After you pin it down all the way around, you’re going to top stitch. Yes, do it. Please trust me. Top-stitching is so good. Line up your sewing machine needle at the top of the Zipper and use a straight stitch to sew down along the zipper until the end of the WAISTBAND, then turn 90-degrees and stitch along that nice edge, pulling JUST A LITTLE BIT to keep what stretch the Sateen can still offer. It will make a difference!
Now, you could end here if you wanted to! Or not! It’s up to you. There was one more step I took.
STEP V: Finishing the TIERS
You have two options here: Ironing the TIER edges or hemming them. If you’re going to hem them, I suggest doing a rolled hem, but I chose to go with ironing the edges to get the flared pleats from Ungaro’s design.

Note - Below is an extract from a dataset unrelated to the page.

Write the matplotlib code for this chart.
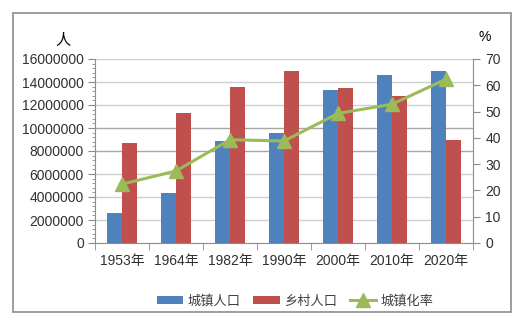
import matplotlib
matplotlib.use("Agg")
import matplotlib.pyplot as plt
import numpy as np
from matplotlib.patches import Rectangle
from matplotlib.ticker import MultipleLocator

plt.rcParams['font.family'] = ['Liberation Sans', 'Noto Sans CJK SC', 'DejaVu Sans']

categories = ["1953年", "1964年", "1982年", "1990年", "2000年", "2010年", "2020年"]
urban = [2630000, 4350000, 8900000, 9570000, 13300000, 14600000, 15000000]
rural = [8670000, 11300000, 13600000, 15000000, 13500000, 12800000, 9000000]
rate = [22.4, 27.4, 39.3, 38.8, 49.3, 52.8, 62.3]
series_names = ["城镇人口", "乡村人口", "城镇化率"]

W, H = 530, 323
fig = plt.figure(figsize=(W / 100, H / 100), dpi=100)

# outer frame
fig.patches.append(Rectangle((13 / W, 1 - 312 / H), (511 - 13) / W, (312 - 13) / H,
                             transform=fig.transFigure, fill=False,
                             edgecolor='#8c8c8c', linewidth=1.2))

ax = fig.add_axes([95 / W, 1 - 243 / H, (473 - 95) / W, (243 - 59) / H])
x = np.arange(len(categories))
bw = 0.28
b1 = ax.bar(x - bw / 2, urban, bw, color='#4f81bd', label=series_names[0], zorder=2)
b2 = ax.bar(x + bw / 2, rural, bw, color='#c0504d', label=series_names[1], zorder=2)
ax.set_ylim(0, 16000000)
ax.set_xlim(-0.5, len(categories) - 0.5)
ax.set_yticks(np.arange(0, 16000001, 2000000))
ax.set_yticklabels([str(v) for v in range(0, 16000001, 2000000)], fontsize=10)
ax.yaxis.set_minor_locator(MultipleLocator(400000))
ax.tick_params(axis='y', which='major', direction='out', length=5, color='#8c8c8c', pad=3,
               labelcolor='#303030')
ax.tick_params(axis='y', which='minor', direction='out', length=2.5, color='#8c8c8c')
ax.set_xticks(x)
ax.set_xticklabels(categories, fontsize=10)
ax.set_xticks(np.arange(-0.5, len(categories), 1), minor=True)
ax.tick_params(axis='x', which='major', length=0, pad=8, labelcolor='#303030')
ax.tick_params(axis='x', which='minor', direction='out', length=5, color='#8c8c8c')
for v in range(2000000, 16000001, 2000000):
    c = '#a6a6a6' if v in (8000000, 10000000) else '#cfcfcf'
    ax.axhline(v, color=c, linewidth=1, zorder=1)
for s in ['top', 'right']:
    ax.spines[s].set_visible(False)
ax.spines['left'].set_color('#8c8c8c')
ax.spines['bottom'].set_color('#8c8c8c')

ax2 = ax.twinx()
l1, = ax2.plot(x, rate, color='#9bbb59', linewidth=2.2, marker='^', markersize=10,
               label=series_names[2], zorder=3)
ax2.set_ylim(0, 70)
ax2.set_yticks(np.arange(0, 71, 10))
ax2.set_yticklabels([str(v) for v in range(0, 71, 10)], fontsize=10)
ax2.tick_params(axis='y', direction='out', length=5, color='#8c8c8c', pad=4, labelcolor='#303030')
for s in ['top', 'left', 'bottom']:
    ax2.spines[s].set_visible(False)
ax2.spines['right'].set_color('#8c8c8c')

fig.text(63 / W, 1 - 40 / H, "人", fontsize=11, ha='center', va='center',
         family=['Noto Sans CJK SC', 'DejaVu Sans'])
fig.text(485 / W, 1 - 37 / H, "%", fontsize=10, ha='center', va='center')

leg = fig.legend([b1, b2, l1], series_names, loc='center', bbox_to_anchor=(295 / W, 1 - 301 / H),
                 ncol=3, frameon=False, handlelength=2.0, handleheight=0.6, handletextpad=0.3,
                 columnspacing=1.0, prop={'family': ['Noto Sans CJK SC', 'DejaVu Sans'], 'size': 9.5})
for t in leg.get_texts():
    t.set_color('#404040')

fig.savefig("out.png", dpi=100)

This ironing effect takes minimal effort, but it can take a little time, because it’s a repetitive process. You have to be careful doing it, too, because it involves using an iron.
If you look at the bottom of each TIER on my skirt in the final product photo, the edges flutter out a bit. I did this by using the edge of my iron and pressing it out and away from the skirt so that the fabric stretches nicely.
IMPORTANT: Don’t use a high heat setting for this! It could burn or melt your fabric since it’s polyester. Be gentle with your fabrics and treat them nicely. Do this for each TIER, all the way around.
Tip: This is a simplified way I ended up doing this with by the end. Place the edge of your iron on the edge of the TIER, pull both sides of the Plisse out and away from the iron (to the sides), and then place your free hand on the Plisse to hold it in place. Press and slide the iron AWAY from your hand, and the Plisse will stretch and flatten nicely in the way that we want! Repeat this process for each TIER all the way around.
And now you should be done! Make sure to test your zipper and see that it zips up nicely. After that, all that’s left is to put it on and look cute.